Problem to solve: Each line from the start of the records through the line containing "(it4) at (176.5,407)" is to be transcribed exactly, and no other line is to be included.

Provided records:

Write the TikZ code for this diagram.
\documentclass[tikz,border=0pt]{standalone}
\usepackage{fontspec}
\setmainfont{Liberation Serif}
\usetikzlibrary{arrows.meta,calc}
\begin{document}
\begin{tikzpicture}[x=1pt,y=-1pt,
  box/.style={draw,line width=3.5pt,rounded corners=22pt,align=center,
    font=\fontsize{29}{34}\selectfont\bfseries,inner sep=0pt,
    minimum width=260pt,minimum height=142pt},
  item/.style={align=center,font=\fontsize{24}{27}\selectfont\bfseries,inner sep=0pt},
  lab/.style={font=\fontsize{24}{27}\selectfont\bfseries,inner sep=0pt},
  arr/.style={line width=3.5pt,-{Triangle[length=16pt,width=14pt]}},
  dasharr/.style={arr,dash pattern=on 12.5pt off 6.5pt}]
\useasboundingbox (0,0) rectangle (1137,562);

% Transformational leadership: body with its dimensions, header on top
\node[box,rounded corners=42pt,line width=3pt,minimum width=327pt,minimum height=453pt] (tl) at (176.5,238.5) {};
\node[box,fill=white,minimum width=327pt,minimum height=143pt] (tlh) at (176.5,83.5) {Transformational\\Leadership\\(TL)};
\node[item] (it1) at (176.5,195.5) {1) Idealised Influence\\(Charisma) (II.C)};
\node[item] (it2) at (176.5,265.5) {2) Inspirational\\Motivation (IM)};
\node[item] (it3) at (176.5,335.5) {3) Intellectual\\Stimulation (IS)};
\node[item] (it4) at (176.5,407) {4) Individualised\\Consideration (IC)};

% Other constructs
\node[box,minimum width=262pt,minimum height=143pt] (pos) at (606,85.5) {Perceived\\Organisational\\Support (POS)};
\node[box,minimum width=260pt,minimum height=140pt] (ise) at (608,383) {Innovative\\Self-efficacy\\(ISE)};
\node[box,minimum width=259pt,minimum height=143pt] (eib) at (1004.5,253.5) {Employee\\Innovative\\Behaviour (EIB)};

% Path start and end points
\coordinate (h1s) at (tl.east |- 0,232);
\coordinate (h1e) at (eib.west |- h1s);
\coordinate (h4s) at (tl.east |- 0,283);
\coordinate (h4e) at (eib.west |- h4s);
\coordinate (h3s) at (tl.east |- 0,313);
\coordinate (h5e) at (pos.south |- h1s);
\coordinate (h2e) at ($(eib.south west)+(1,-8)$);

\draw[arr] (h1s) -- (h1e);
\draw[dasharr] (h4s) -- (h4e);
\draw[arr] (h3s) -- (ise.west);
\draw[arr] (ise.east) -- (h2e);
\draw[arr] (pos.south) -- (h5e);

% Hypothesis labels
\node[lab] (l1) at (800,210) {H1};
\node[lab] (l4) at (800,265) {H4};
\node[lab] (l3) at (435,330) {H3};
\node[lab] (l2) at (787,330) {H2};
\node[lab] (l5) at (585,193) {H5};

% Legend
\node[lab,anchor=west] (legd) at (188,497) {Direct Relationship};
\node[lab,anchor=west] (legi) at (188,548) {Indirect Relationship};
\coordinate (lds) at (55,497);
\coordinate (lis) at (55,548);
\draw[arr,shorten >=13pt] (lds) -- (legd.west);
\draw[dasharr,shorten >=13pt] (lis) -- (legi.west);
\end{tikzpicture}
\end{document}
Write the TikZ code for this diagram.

Solution to this task:
Write the TikZ code for this diagram.
\documentclass[tikz,border=0pt]{standalone}
\usepackage{fontspec}
\setmainfont{Liberation Serif}
\usetikzlibrary{arrows.meta,calc}
\begin{document}
\begin{tikzpicture}[x=1pt,y=-1pt,
  box/.style={draw,line width=3.5pt,rounded corners=22pt,align=center,
    font=\fontsize{29}{34}\selectfont\bfseries,inner sep=0pt,
    minimum width=260pt,minimum height=142pt},
  item/.style={align=center,font=\fontsize{24}{27}\selectfont\bfseries,inner sep=0pt},
  lab/.style={font=\fontsize{24}{27}\selectfont\bfseries,inner sep=0pt},
  arr/.style={line width=3.5pt,-{Triangle[length=16pt,width=14pt]}},
  dasharr/.style={arr,dash pattern=on 12.5pt off 6.5pt}]
\useasboundingbox (0,0) rectangle (1137,562);

% Transformational leadership: body with its dimensions, header on top
\node[box,rounded corners=42pt,line width=3pt,minimum width=327pt,minimum height=453pt] (tl) at (176.5,238.5) {};
\node[box,fill=white,minimum width=327pt,minimum height=143pt] (tlh) at (176.5,83.5) {Transformational\\Leadership\\(TL)};
\node[item] (it1) at (176.5,195.5) {1) Idealised Influence\\(Charisma) (II.C)};
\node[item] (it2) at (176.5,265.5) {2) Inspirational\\Motivation (IM)};
\node[item] (it3) at (176.5,335.5) {3) Intellectual\\Stimulation (IS)};
\node[item] (it4) at (176.5,407) {4) Individualised\\Consideration (IC)};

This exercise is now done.